PARIS: Eurogroup President Kyriakos Pierrakakis has said the situation in the Middle East underscores the vulnerability of the interconnected global economy to external shocks, ahead of a meeting of Group of Seven finance ministers.
“Opening the Strait of Hormuz and bringing the conflict to a lasting end are of the utmost importance in mitigating the impact on the economy,” Eurogroup President said in a statement.
Pierrakakis, who also serves as Greece’s finance minister, is representing the euro area at the G7 gathering. The G7 core members are the U.S., U.K., Canada, France, Germany, Italy and Japan.
“The European economy has proven resilient in the face of this energy crisis. Yet, the global economy will feel the pressure, even if the conflict is resolved swiftly,” Pierrakakis said.
Long-term borrowing costs in several G7 economies have surged in recent weeks as investors worry about rising inflation driven by tight energy supplies while the Iran war chokes oil and gas shipments through the Strait of Hormuz.

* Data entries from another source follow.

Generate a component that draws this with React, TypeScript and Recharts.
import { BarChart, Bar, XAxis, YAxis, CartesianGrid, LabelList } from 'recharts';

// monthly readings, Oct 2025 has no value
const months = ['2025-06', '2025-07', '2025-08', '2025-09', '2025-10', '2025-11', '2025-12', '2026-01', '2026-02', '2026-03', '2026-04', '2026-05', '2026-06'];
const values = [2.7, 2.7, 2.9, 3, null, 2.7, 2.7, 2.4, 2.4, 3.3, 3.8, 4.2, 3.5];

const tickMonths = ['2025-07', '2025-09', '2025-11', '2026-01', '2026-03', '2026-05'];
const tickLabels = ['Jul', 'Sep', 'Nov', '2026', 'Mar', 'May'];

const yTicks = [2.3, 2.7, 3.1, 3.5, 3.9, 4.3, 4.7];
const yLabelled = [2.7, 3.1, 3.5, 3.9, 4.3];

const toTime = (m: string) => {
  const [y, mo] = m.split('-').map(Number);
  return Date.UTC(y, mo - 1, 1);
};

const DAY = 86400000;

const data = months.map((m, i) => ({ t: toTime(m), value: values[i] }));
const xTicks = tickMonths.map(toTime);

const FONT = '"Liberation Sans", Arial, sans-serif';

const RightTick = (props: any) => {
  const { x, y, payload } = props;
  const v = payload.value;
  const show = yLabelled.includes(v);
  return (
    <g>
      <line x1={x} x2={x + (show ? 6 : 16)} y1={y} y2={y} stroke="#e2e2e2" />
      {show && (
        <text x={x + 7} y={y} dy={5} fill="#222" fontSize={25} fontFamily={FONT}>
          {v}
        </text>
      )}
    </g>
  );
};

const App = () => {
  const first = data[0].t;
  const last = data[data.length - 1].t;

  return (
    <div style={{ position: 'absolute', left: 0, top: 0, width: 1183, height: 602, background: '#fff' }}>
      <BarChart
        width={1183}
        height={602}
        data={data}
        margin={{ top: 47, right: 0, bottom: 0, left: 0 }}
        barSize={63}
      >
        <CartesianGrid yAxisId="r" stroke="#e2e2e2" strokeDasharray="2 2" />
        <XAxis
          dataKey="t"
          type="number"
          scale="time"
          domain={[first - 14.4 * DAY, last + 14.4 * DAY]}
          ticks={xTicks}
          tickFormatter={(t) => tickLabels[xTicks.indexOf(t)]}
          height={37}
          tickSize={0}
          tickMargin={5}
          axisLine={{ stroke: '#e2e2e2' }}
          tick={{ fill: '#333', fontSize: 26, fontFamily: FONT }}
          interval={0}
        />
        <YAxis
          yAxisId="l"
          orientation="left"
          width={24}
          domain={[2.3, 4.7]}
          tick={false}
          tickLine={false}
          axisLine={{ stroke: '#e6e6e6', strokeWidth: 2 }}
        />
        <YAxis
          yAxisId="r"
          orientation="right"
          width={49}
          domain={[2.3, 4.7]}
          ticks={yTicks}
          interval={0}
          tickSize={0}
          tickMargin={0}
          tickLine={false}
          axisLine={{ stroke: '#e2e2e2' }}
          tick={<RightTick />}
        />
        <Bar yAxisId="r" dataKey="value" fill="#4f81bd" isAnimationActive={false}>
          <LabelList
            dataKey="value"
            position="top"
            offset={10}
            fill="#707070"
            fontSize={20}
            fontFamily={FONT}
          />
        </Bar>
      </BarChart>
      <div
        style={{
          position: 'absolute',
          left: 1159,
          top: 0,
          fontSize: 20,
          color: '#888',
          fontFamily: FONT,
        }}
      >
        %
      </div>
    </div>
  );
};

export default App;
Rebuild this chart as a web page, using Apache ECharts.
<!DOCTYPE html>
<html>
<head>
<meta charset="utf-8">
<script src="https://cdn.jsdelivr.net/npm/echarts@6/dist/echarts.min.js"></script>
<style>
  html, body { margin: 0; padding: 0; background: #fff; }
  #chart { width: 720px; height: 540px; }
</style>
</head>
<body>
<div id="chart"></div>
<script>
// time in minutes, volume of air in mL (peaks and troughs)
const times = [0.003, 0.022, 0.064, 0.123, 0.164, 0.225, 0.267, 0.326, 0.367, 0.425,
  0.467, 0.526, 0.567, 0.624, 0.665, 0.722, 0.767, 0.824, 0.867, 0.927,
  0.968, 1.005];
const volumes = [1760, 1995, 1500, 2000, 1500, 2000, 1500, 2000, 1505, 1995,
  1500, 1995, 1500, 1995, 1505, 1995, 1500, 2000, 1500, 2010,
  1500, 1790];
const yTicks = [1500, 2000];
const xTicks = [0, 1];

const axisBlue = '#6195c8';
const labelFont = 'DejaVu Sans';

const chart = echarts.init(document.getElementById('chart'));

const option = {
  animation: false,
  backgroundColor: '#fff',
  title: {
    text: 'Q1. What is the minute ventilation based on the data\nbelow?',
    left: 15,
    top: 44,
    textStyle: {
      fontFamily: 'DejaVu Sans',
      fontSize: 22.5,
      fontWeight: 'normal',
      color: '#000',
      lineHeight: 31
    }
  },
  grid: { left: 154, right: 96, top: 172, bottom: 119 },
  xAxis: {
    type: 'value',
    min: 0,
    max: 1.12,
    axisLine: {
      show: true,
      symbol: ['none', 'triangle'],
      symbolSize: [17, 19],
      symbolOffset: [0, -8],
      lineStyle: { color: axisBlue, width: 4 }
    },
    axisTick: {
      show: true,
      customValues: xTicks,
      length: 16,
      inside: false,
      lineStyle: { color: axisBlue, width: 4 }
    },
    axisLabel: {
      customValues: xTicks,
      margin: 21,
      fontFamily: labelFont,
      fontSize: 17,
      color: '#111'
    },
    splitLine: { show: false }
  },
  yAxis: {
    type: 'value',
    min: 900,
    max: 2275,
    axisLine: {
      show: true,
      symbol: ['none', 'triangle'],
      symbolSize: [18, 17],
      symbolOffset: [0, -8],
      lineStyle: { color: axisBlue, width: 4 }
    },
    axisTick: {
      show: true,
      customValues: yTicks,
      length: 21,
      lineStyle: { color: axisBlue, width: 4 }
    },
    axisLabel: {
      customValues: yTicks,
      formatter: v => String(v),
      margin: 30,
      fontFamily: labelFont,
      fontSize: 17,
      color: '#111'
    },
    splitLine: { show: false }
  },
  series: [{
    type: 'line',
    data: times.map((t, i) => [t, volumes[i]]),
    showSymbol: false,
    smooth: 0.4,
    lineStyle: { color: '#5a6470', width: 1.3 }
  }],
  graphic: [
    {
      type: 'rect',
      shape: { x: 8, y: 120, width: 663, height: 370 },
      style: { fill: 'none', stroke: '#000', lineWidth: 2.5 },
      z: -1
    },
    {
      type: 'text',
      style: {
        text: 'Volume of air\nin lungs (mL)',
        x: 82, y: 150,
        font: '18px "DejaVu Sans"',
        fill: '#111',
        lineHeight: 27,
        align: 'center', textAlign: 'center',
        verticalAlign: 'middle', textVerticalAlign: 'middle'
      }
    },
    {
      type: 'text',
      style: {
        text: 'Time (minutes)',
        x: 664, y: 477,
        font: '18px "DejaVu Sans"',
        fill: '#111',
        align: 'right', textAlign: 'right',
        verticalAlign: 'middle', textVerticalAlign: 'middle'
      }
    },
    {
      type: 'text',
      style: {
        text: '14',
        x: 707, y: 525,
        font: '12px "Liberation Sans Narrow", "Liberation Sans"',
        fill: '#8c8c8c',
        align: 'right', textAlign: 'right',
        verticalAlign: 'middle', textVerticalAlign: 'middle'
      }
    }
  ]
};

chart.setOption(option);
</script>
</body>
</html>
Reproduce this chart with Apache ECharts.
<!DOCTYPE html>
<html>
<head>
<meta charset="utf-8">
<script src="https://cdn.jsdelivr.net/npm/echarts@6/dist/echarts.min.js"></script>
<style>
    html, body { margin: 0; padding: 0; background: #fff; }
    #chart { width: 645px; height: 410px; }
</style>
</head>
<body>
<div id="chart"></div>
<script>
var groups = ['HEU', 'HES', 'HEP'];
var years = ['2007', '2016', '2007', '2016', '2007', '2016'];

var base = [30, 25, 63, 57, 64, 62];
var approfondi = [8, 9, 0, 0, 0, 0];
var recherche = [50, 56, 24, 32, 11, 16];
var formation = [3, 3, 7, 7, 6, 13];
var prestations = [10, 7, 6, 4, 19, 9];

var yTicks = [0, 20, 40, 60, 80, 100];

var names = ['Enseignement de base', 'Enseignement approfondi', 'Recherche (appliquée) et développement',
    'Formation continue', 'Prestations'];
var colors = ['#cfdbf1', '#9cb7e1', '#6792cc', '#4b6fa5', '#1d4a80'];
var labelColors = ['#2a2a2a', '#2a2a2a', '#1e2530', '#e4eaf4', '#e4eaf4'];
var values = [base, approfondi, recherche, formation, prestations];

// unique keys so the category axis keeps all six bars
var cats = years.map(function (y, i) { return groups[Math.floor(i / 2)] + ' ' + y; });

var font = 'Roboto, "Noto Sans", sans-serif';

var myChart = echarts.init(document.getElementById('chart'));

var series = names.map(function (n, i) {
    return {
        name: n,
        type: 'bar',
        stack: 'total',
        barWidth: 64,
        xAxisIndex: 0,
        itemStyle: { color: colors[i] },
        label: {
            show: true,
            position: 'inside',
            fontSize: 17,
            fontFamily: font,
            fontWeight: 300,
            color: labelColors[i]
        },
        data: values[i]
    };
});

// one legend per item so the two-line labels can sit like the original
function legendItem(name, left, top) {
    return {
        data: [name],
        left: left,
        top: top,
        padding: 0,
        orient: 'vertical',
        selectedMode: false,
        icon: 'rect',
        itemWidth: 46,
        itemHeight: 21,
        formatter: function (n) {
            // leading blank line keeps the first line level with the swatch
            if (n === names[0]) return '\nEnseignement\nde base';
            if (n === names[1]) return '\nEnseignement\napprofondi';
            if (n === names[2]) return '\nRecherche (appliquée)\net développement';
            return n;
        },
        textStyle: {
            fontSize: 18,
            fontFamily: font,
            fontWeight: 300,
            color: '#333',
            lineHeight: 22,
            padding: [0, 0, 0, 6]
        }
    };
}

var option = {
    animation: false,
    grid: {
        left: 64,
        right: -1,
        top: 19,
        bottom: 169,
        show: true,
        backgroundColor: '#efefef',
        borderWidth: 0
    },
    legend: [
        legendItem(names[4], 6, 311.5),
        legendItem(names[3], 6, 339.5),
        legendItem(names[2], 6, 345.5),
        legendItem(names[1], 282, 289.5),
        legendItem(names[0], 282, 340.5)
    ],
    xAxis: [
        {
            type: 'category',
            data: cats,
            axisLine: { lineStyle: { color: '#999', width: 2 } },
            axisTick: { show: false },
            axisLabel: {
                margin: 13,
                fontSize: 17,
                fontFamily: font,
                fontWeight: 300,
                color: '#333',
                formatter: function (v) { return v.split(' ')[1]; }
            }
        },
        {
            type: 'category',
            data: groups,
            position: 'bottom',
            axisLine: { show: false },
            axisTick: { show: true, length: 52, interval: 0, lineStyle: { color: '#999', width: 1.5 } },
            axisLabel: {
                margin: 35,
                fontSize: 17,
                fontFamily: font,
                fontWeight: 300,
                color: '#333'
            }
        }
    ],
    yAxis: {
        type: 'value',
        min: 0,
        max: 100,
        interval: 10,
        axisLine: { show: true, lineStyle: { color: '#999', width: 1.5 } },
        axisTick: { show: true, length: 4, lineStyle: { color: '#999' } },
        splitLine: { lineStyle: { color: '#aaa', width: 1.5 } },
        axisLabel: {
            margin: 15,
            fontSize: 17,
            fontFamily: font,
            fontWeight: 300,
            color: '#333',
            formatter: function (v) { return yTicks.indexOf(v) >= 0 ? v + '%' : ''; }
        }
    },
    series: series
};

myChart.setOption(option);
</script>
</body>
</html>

Bond yields and prices move in opposite directions. Traders often demand higher yields on debt when confidence in the issuing government weakens.
Oil prices remained elevated. International benchmark Brent crude futures for July rose more than 3% to close at $109.26 a barrel Friday. U.S. West Texas Intermediate futures for May advanced more than 4% to settle at $105.42 a barrel.
Brent prices are up 74% year-to-date but below a late April high of $118 a barrel.
Global oil inventories are falling at a record pace to offset the supply disruption in the Middle East and will approach critical levels if the strait does not reopen.